--- Start DATA EXTRACT ---

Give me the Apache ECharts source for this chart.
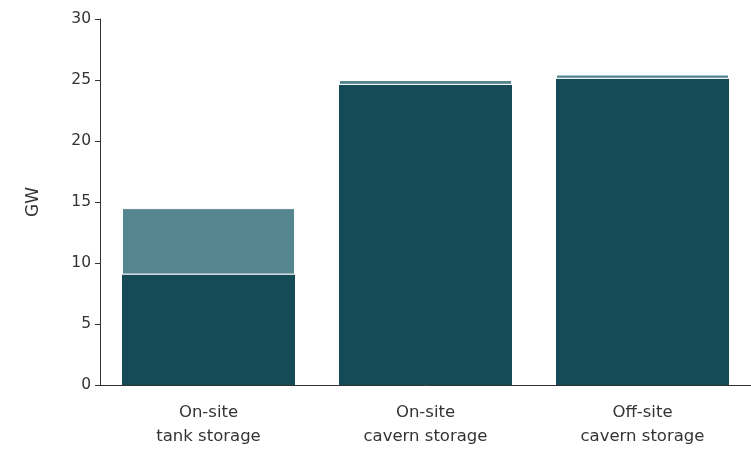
<!DOCTYPE html>
<html><head><meta charset="utf-8">
<script src="https://cdn.jsdelivr.net/npm/echarts@6/dist/echarts.min.js"></script>
<style>html,body{margin:0;padding:0;background:#fff}#c{width:751px;height:449px}</style>
</head><body><div id="c"></div>
<script>
const categories = ['On-site\ntank storage', 'On-site\ncavern storage', 'Off-site\ncavern storage'];
const baseValues = [9.05, 24.6, 25.1];
const topValues = [5.45, 0.4, 0.35];
const yTicks = [0, 5, 10, 15, 20, 25, 30];

const chart = echarts.init(document.getElementById('c'));
chart.setOption({
  animation: false,
  textStyle: { fontFamily: 'DejaVu Sans' },
  grid: { left: 100, right: -4, top: 19, bottom: 61 },
  xAxis: {
    type: 'category', data: categories,
    axisLine: { lineStyle: { color: '#333', width: 1 } },
    axisTick: { show: false },
    axisLabel: { color: '#333', fontSize: 16.5, lineHeight: 24, margin: 16, fontFamily: 'DejaVu Sans' }
  },
  yAxis: {
    type: 'value', min: yTicks[0], max: yTicks[yTicks.length - 1], interval: 5,
    name: 'GW', nameLocation: 'middle', nameGap: 58, nameRotate: 90,
    nameTextStyle: { color: '#333', fontSize: 17, fontFamily: 'DejaVu Sans' },
    axisLine: { show: true, lineStyle: { color: '#333', width: 1 } },
    axisTick: { show: true, length: 5, lineStyle: { color: '#333' } },
    axisLabel: { color: '#333', fontSize: 15.5, margin: 9 },
    splitLine: { show: false }
  },
  series: [
    { type: 'bar', stack: 's', data: baseValues, barWidth: 173,
      itemStyle: { color: '#154b57' } },
    { type: 'bar', stack: 's', data: topValues, barWidth: 173,
      itemStyle: { color: '#55868f', borderColor: '#ffffff', borderWidth: 1 } }
  ]
});
</script></body></html>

--- End DATA EXTRACT ---

• EXERCISE REQUIREMENTS: Copy nothing but the lines from the top of the material through the line holding "const yTicks = [0, 5, 10, 15, 20, 25, 30];", exactly as written; omit pictures.

• RESPONSE:
Give me the Apache ECharts source for this chart.
<!DOCTYPE html>
<html><head><meta charset="utf-8">
<script src="https://cdn.jsdelivr.net/npm/echarts@6/dist/echarts.min.js"></script>
<style>html,body{margin:0;padding:0;background:#fff}#c{width:751px;height:449px}</style>
</head><body><div id="c"></div>
<script>
const categories = ['On-site\ntank storage', 'On-site\ncavern storage', 'Off-site\ncavern storage'];
const baseValues = [9.05, 24.6, 25.1];
const topValues = [5.45, 0.4, 0.35];
const yTicks = [0, 5, 10, 15, 20, 25, 30];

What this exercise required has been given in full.